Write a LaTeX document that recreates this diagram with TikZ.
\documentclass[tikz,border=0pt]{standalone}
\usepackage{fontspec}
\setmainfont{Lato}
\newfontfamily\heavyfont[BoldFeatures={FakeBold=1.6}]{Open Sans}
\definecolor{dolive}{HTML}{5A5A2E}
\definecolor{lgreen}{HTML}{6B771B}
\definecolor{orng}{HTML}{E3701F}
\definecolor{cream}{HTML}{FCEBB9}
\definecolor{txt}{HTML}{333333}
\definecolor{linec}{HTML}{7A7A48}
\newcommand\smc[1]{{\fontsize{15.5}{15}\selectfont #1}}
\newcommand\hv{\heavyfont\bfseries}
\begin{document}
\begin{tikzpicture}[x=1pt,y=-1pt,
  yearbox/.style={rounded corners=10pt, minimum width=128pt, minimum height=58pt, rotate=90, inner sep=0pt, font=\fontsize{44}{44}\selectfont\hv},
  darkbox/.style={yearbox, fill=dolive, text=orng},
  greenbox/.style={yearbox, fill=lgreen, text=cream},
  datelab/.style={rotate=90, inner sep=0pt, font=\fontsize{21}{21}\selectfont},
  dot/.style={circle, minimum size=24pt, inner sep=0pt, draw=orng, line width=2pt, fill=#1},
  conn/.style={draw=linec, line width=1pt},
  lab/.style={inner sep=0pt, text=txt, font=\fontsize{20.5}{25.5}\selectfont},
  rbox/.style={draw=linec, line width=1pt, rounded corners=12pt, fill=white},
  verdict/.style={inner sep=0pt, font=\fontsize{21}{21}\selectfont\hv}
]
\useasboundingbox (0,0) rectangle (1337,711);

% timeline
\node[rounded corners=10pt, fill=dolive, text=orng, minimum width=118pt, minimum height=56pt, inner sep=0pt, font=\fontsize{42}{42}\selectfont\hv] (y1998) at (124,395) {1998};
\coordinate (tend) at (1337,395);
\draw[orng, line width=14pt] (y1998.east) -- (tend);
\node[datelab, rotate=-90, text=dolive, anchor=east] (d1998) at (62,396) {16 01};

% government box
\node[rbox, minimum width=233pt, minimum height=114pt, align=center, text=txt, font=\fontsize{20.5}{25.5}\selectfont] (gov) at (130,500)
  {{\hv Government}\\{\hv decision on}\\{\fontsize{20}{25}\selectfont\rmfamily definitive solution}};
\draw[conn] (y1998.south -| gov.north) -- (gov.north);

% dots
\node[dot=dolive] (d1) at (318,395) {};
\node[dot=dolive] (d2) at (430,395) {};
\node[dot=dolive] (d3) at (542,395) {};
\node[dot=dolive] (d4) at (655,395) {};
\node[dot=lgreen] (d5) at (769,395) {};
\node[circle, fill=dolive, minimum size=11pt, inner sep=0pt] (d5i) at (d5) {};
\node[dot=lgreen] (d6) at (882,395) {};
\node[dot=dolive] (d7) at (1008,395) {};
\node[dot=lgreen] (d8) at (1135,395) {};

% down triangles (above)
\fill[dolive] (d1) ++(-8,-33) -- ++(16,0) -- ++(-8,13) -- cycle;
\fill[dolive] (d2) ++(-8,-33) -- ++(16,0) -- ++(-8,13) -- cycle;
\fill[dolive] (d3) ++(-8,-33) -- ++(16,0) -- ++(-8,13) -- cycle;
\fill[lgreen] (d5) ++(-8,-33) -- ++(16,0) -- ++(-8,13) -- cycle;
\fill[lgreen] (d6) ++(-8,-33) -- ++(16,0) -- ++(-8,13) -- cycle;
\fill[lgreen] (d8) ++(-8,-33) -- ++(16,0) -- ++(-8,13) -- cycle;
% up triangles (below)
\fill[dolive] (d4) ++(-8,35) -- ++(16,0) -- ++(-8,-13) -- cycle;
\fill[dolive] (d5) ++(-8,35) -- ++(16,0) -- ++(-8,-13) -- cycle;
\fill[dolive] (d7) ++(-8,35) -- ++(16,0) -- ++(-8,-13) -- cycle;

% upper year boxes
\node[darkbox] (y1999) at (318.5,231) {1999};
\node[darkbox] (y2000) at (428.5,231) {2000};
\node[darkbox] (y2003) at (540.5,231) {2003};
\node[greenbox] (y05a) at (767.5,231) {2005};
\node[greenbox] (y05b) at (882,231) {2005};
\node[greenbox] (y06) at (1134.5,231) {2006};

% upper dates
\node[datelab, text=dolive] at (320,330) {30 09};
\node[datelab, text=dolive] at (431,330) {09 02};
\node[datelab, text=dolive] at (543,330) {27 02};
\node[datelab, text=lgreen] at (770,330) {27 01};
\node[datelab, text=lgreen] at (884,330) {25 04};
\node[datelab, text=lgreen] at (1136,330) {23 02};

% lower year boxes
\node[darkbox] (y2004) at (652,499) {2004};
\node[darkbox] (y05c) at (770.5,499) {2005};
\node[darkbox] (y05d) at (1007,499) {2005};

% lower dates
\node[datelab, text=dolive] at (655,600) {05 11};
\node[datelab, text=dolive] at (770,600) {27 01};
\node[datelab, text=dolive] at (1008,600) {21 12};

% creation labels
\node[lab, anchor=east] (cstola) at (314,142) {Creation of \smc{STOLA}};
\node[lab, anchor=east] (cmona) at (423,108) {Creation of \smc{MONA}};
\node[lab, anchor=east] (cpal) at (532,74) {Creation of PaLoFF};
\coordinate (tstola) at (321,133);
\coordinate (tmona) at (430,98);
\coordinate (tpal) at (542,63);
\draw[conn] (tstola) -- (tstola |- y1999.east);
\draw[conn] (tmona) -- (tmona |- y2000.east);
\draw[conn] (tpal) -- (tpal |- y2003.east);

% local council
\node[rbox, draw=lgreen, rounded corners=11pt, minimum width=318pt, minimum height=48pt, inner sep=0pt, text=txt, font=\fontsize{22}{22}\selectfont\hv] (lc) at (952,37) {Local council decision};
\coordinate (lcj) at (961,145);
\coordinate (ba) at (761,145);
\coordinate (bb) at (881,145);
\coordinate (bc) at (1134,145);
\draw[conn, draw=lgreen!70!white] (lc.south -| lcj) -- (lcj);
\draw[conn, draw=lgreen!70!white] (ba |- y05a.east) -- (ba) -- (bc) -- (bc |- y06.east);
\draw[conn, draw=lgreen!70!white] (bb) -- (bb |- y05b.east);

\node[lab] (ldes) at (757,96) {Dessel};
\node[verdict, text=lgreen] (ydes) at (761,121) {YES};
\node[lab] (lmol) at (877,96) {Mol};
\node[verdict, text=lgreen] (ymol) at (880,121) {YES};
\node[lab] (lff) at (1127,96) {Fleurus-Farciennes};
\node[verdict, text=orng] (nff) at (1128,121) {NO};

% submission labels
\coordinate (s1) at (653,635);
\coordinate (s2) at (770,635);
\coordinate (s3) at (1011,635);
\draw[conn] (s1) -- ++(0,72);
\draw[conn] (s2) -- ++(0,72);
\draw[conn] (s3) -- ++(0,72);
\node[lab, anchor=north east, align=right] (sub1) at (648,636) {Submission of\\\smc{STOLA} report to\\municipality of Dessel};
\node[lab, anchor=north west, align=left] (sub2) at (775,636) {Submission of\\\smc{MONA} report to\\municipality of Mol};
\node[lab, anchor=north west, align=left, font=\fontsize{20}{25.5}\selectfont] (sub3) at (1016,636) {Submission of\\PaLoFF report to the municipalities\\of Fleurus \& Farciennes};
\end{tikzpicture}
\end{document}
==*==
Each line of the listing should be echoed back exactly.

* Full answer:
Write a LaTeX document that recreates this diagram with TikZ.
\documentclass[tikz,border=0pt]{standalone}
\usepackage{fontspec}
\setmainfont{Lato}
\newfontfamily\heavyfont[BoldFeatures={FakeBold=1.6}]{Open Sans}
\definecolor{dolive}{HTML}{5A5A2E}
\definecolor{lgreen}{HTML}{6B771B}
\definecolor{orng}{HTML}{E3701F}
\definecolor{cream}{HTML}{FCEBB9}
\definecolor{txt}{HTML}{333333}
\definecolor{linec}{HTML}{7A7A48}
\newcommand\smc[1]{{\fontsize{15.5}{15}\selectfont #1}}
\newcommand\hv{\heavyfont\bfseries}
\begin{document}
\begin{tikzpicture}[x=1pt,y=-1pt,
  yearbox/.style={rounded corners=10pt, minimum width=128pt, minimum height=58pt, rotate=90, inner sep=0pt, font=\fontsize{44}{44}\selectfont\hv},
  darkbox/.style={yearbox, fill=dolive, text=orng},
  greenbox/.style={yearbox, fill=lgreen, text=cream},
  datelab/.style={rotate=90, inner sep=0pt, font=\fontsize{21}{21}\selectfont},
  dot/.style={circle, minimum size=24pt, inner sep=0pt, draw=orng, line width=2pt, fill=#1},
  conn/.style={draw=linec, line width=1pt},
  lab/.style={inner sep=0pt, text=txt, font=\fontsize{20.5}{25.5}\selectfont},
  rbox/.style={draw=linec, line width=1pt, rounded corners=12pt, fill=white},
  verdict/.style={inner sep=0pt, font=\fontsize{21}{21}\selectfont\hv}
]
\useasboundingbox (0,0) rectangle (1337,711);

% timeline
\node[rounded corners=10pt, fill=dolive, text=orng, minimum width=118pt, minimum height=56pt, inner sep=0pt, font=\fontsize{42}{42}\selectfont\hv] (y1998) at (124,395) {1998};
\coordinate (tend) at (1337,395);
\draw[orng, line width=14pt] (y1998.east) -- (tend);
\node[datelab, rotate=-90, text=dolive, anchor=east] (d1998) at (62,396) {16 01};

% government box
\node[rbox, minimum width=233pt, minimum height=114pt, align=center, text=txt, font=\fontsize{20.5}{25.5}\selectfont] (gov) at (130,500)
  {{\hv Government}\\{\hv decision on}\\{\fontsize{20}{25}\selectfont\rmfamily definitive solution}};
\draw[conn] (y1998.south -| gov.north) -- (gov.north);

% dots
\node[dot=dolive] (d1) at (318,395) {};
\node[dot=dolive] (d2) at (430,395) {};
\node[dot=dolive] (d3) at (542,395) {};
\node[dot=dolive] (d4) at (655,395) {};
\node[dot=lgreen] (d5) at (769,395) {};
\node[circle, fill=dolive, minimum size=11pt, inner sep=0pt] (d5i) at (d5) {};
\node[dot=lgreen] (d6) at (882,395) {};
\node[dot=dolive] (d7) at (1008,395) {};
\node[dot=lgreen] (d8) at (1135,395) {};

% down triangles (above)
\fill[dolive] (d1) ++(-8,-33) -- ++(16,0) -- ++(-8,13) -- cycle;
\fill[dolive] (d2) ++(-8,-33) -- ++(16,0) -- ++(-8,13) -- cycle;
\fill[dolive] (d3) ++(-8,-33) -- ++(16,0) -- ++(-8,13) -- cycle;
\fill[lgreen] (d5) ++(-8,-33) -- ++(16,0) -- ++(-8,13) -- cycle;
\fill[lgreen] (d6) ++(-8,-33) -- ++(16,0) -- ++(-8,13) -- cycle;
\fill[lgreen] (d8) ++(-8,-33) -- ++(16,0) -- ++(-8,13) -- cycle;
% up triangles (below)
\fill[dolive] (d4) ++(-8,35) -- ++(16,0) -- ++(-8,-13) -- cycle;
\fill[dolive] (d5) ++(-8,35) -- ++(16,0) -- ++(-8,-13) -- cycle;
\fill[dolive] (d7) ++(-8,35) -- ++(16,0) -- ++(-8,-13) -- cycle;

% upper year boxes
\node[darkbox] (y1999) at (318.5,231) {1999};
\node[darkbox] (y2000) at (428.5,231) {2000};
\node[darkbox] (y2003) at (540.5,231) {2003};
\node[greenbox] (y05a) at (767.5,231) {2005};
\node[greenbox] (y05b) at (882,231) {2005};
\node[greenbox] (y06) at (1134.5,231) {2006};

% upper dates
\node[datelab, text=dolive] at (320,330) {30 09};
\node[datelab, text=dolive] at (431,330) {09 02};
\node[datelab, text=dolive] at (543,330) {27 02};
\node[datelab, text=lgreen] at (770,330) {27 01};
\node[datelab, text=lgreen] at (884,330) {25 04};
\node[datelab, text=lgreen] at (1136,330) {23 02};

% lower year boxes
\node[darkbox] (y2004) at (652,499) {2004};
\node[darkbox] (y05c) at (770.5,499) {2005};
\node[darkbox] (y05d) at (1007,499) {2005};

% lower dates
\node[datelab, text=dolive] at (655,600) {05 11};
\node[datelab, text=dolive] at (770,600) {27 01};
\node[datelab, text=dolive] at (1008,600) {21 12};

% creation labels
\node[lab, anchor=east] (cstola) at (314,142) {Creation of \smc{STOLA}};
\node[lab, anchor=east] (cmona) at (423,108) {Creation of \smc{MONA}};
\node[lab, anchor=east] (cpal) at (532,74) {Creation of PaLoFF};
\coordinate (tstola) at (321,133);
\coordinate (tmona) at (430,98);
\coordinate (tpal) at (542,63);
\draw[conn] (tstola) -- (tstola |- y1999.east);
\draw[conn] (tmona) -- (tmona |- y2000.east);
\draw[conn] (tpal) -- (tpal |- y2003.east);

% local council
\node[rbox, draw=lgreen, rounded corners=11pt, minimum width=318pt, minimum height=48pt, inner sep=0pt, text=txt, font=\fontsize{22}{22}\selectfont\hv] (lc) at (952,37) {Local council decision};
\coordinate (lcj) at (961,145);
\coordinate (ba) at (761,145);
\coordinate (bb) at (881,145);
\coordinate (bc) at (1134,145);
\draw[conn, draw=lgreen!70!white] (lc.south -| lcj) -- (lcj);
\draw[conn, draw=lgreen!70!white] (ba |- y05a.east) -- (ba) -- (bc) -- (bc |- y06.east);
\draw[conn, draw=lgreen!70!white] (bb) -- (bb |- y05b.east);

\node[lab] (ldes) at (757,96) {Dessel};
\node[verdict, text=lgreen] (ydes) at (761,121) {YES};
\node[lab] (lmol) at (877,96) {Mol};
\node[verdict, text=lgreen] (ymol) at (880,121) {YES};
\node[lab] (lff) at (1127,96) {Fleurus-Farciennes};
\node[verdict, text=orng] (nff) at (1128,121) {NO};

% submission labels
\coordinate (s1) at (653,635);
\coordinate (s2) at (770,635);
\coordinate (s3) at (1011,635);
\draw[conn] (s1) -- ++(0,72);
\draw[conn] (s2) -- ++(0,72);
\draw[conn] (s3) -- ++(0,72);
\node[lab, anchor=north east, align=right] (sub1) at (648,636) {Submission of\\\smc{STOLA} report to\\municipality of Dessel};
\node[lab, anchor=north west, align=left] (sub2) at (775,636) {Submission of\\\smc{MONA} report to\\municipality of Mol};
\node[lab, anchor=north west, align=left, font=\fontsize{20}{25.5}\selectfont] (sub3) at (1016,636) {Submission of\\PaLoFF report to the municipalities\\of Fleurus \& Farciennes};
\end{tikzpicture}
\end{document}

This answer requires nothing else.